Sobirin terhenyak dan bingung mau jawab apa. Sementara Kaspolan Lanjut
bercerita, dirinya sangat pekeuwuh untuk menempati shaf pertama. Bukannya nggak
cinta Kanjeng Nabi. Bukannya juga mengutuk saudaranya yang percaya banget ada unta
di shaf pertama. Tapi dia sangat ndak enak sendiri. Kok dia yang dapat unta
sendiri sementara yang lain harus terima dapat sapi, wedus, ayam, cebong samapi
cipret.
“Alah jangan nggaya sampean ini. Wajar pean ini ndak mau di depan cak.
Lha wong gerakan sholat sampean kelihatan kurang sempurna. Sebelahnya umik-umik
baca doa qunut, pean umik-umik entah baca apa”
“Hush jangan keras-keras tho!” sergah Kaspolan.
“Tapi emangnya orang-orang kecil seperti kita ini bisa dapat unta?
Membayangkan saja sudah dilarang sama negara”

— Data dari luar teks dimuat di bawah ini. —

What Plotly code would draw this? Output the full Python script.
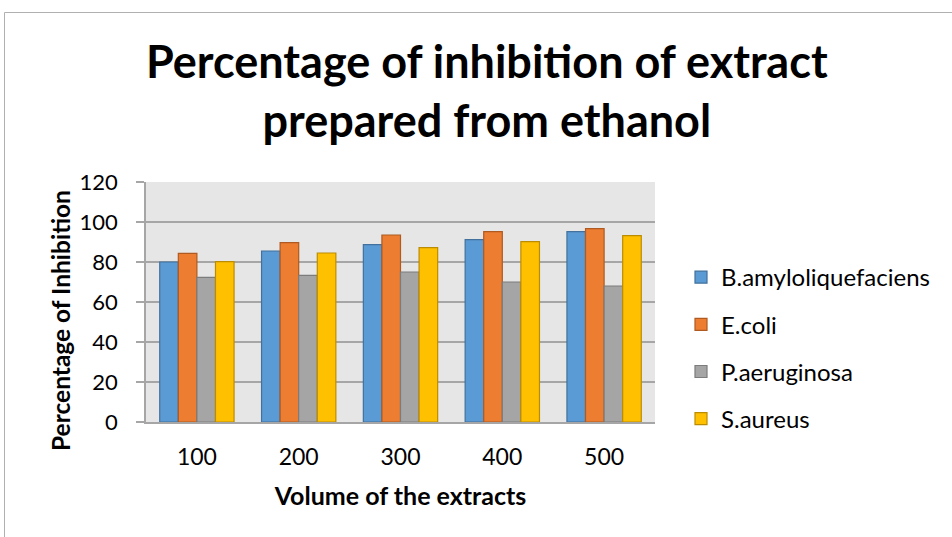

Di masjid besar kampung Kaspolan memang ada kebiasaan wong cilik
tidak boleh mengakses deretan shaf pertama. Selalu yang terdepan setelah imam
adalah penguasa. Lalu ada para menteri, para jenderal, para cendekiawan, para
tokoh, dan lain-lain yang seperti itu.
Meskipun wong cilik yang datang paling pertama. Entah itu dia
tukang sapu, merbot, kuncen yang bukain pintu masjid, Wak Kajan, Wak Kaserun,
Wak Bunali, et cetera, tetap mereka
ndak boleh ada di Shaf pertama.
Beragama tidak jauh bedanya dari berdagang. Kita membayangkan
bonus-bonus yang kita dapatkan setelah ritus yang kita persembahkan pada Nya. Tidak
salah. Tapi apa tidak mengganjal di dalam hati. Bahwa dalam hal pemilihan shaf
saja kita masih perlu diiming-imingi materi macam gradasi besaran ternak. Ataukah
mungkin hadiah ternak itu lebih besar kadar alih perhatiannya. Sehingga
menutupi nikmat mesra cinta kita pada Nya.
“Kalau memang untuk
beribadah sholat harus diberi kepragmatisan laba ekonomi seperti itu, maka yang
aku minta bukan Unta”
“Lah terus pean minta apa cak?”
“Aku pengen ada colokan listrik. Jadi waktu sholat sekalian aku bisa ngeces hape”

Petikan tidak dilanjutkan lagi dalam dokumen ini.